On Sunday, I think Pope Francis spelled out brilliantly how we go about this. He said, you must make sure when you are correcting somebody, you are also saying, “I too am a sinner; I don’t have everything perfectly in order myself. I am a sinner . . . and you are a sinner.” And then we say secondly, “Thank God that He has granted me mercy!” And then we also say, “Thank God that He will grant you mercy, if you turn away from evil!”

We offer correction by saying, I am a sinner, I am humbled, and God is merciful. You show them how it applies to you and you say, if it applies to me and I need it because I am a sinner, it also applies to you.

Here we encounter a big “if.” If people are reasonable, they will take that proclamation as one of love, and they will truly consider it. We know, however, that in today’s highly divided politically charged world, we can’t count on someone’s being reasonable. And besides, it’s always difficult to be confronted with our own failings. Nevertheless, if we do love our brothers and sisters, we have to correct. We have to correct clearly. We have to correct with great conviction. There should be no doubt about that. And it applies to all of us.

But at the same time as we correct, we have to realize and to let the other person realize that we know we are sinners. We have to make clear, “Before God, I am a sinner as you are.

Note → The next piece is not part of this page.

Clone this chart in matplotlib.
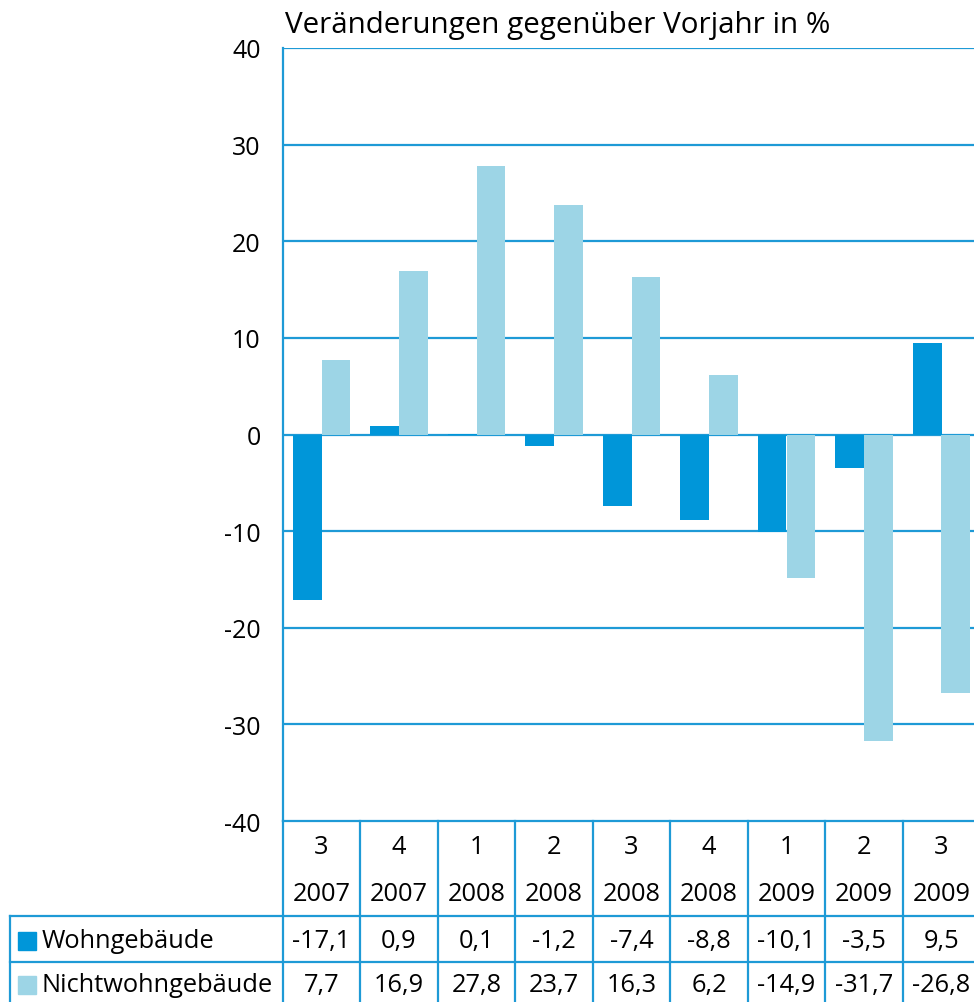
import numpy as np
import matplotlib.pyplot as plt

plt.rcParams['font.family'] = ['Open Sans', 'DejaVu Sans']

quarters = ['3', '4', '1', '2', '3', '4', '1', '2', '3']
years = ['2007', '2007', '2008', '2008', '2008', '2008', '2009', '2009', '2009']
wohn = [-17.1, 0.9, 0.1, -1.2, -7.4, -8.8, -10.1, -3.5, 9.5]
nicht = [7.7, 16.9, 27.8, 23.7, 16.3, 6.2, -14.9, -31.7, -26.8]
series_names = ['Wohngebäude', 'Nichtwohngebäude']
title = 'Veränderungen gegenüber Vorjahr in %'

dark = '#0096d9'
light = '#9dd5e6'
line = '#1e9ad6'

W, H = 974, 1003
fig = plt.figure(figsize=(W / 100, H / 100), dpi=100)

# main chart area (right edge runs past the figure, like the original crop)
left = 282.75 / W
width = 697.5 / W
bot = (H - 822) / H
top = (H - 49) / H
ax = fig.add_axes([left, bot, width, top - bot])

x = np.arange(len(quarters))
bw = 0.374
ax.bar(x - bw / 2, wohn, bw, color=dark, zorder=3)
ax.bar(x + bw / 2, nicht, bw, color=light, zorder=3)

ax.set_xlim(-0.5, 8.5)
ax.set_ylim(-40, 40)
ax.set_yticks(np.arange(-40, 41, 10))
ax.set_yticklabels([str(v) for v in range(-40, 41, 10)], fontsize=18)
ax.tick_params(axis='y', length=0, pad=16)
ax.set_xticks([])
for v in range(-30, 41, 10):
    ax.axhline(v, color=line, lw=1.6, zorder=1)
for s in ['top', 'right', 'bottom']:
    ax.spines[s].set_visible(False)
ax.spines['left'].set_color(line)
ax.spines['left'].set_linewidth(1.6)

fig.text(285 / W, (H - 25) / H, title, fontsize=21.3, va='center', ha='left')

# table below the chart, y in pixels from figure bottom
tab = fig.add_axes([left, 0, width, bot])
tab.set_xlim(-0.5, 8.5)
tab.set_ylim(0, H - 822)
tab.axis('off')

def py(p):
    return H - p

x_left = -0.5 + (10 - 282.75) / 77.5
kw = dict(color=line, lw=1.6, clip_on=False)
tab.plot([-0.5, 8.6], [py(822), py(822)], **kw)
tab.plot([x_left, 8.6], [py(917), py(917)], **kw)
tab.plot([x_left, 8.6], [py(963), py(963)], **kw)
tab.plot([x_left, x_left], [py(917), py(1010)], **kw)
for b in np.arange(-0.5, 9.0, 1.0):
    tab.plot([b, b], [py(822), py(1010)], **kw)

fs = 18.3
for i in range(len(quarters)):
    tab.text(i, py(848), quarters[i], ha='center', va='center', fontsize=fs)
    tab.text(i, py(895), years[i], ha='center', va='center', fontsize=fs)
    tab.text(i, py(942), f'{wohn[i]:.1f}'.replace('.', ','), ha='center', va='center', fontsize=fs)
    tab.text(i, py(986), f'{nicht[i]:.1f}'.replace('.', ','), ha='center', va='center', fontsize=fs)

sq = 18 / 77.5
for yy, name, col in [(942, series_names[0], dark), (986, series_names[1], light)]:
    x0 = -0.5 + (18 - 282.75) / 77.5
    tab.add_patch(plt.Rectangle((x0, py(yy) - 9), sq, 18, color=col, clip_on=False))
    tab.text(-0.5 + (42 - 282.75) / 77.5, py(yy), name, ha='left', va='center', fontsize=fs)

fig.savefig('out.png', dpi=100)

I just sin in different ways maybe, but I am a sinner and I need mercy. Thank God He is rich in mercy!” And then you say, “You need mercy too. Thank God He is as rich in mercy toward you as He is toward me!”

Pope Francis thinks that’s the secret to correcting people with love, and I am always happy when I agree wholeheartedly with the Pope!

Thank you for taking the time to read this. Many blessings upon you, and all your brothers and sisters in Christ. Praised be Jesus Christ!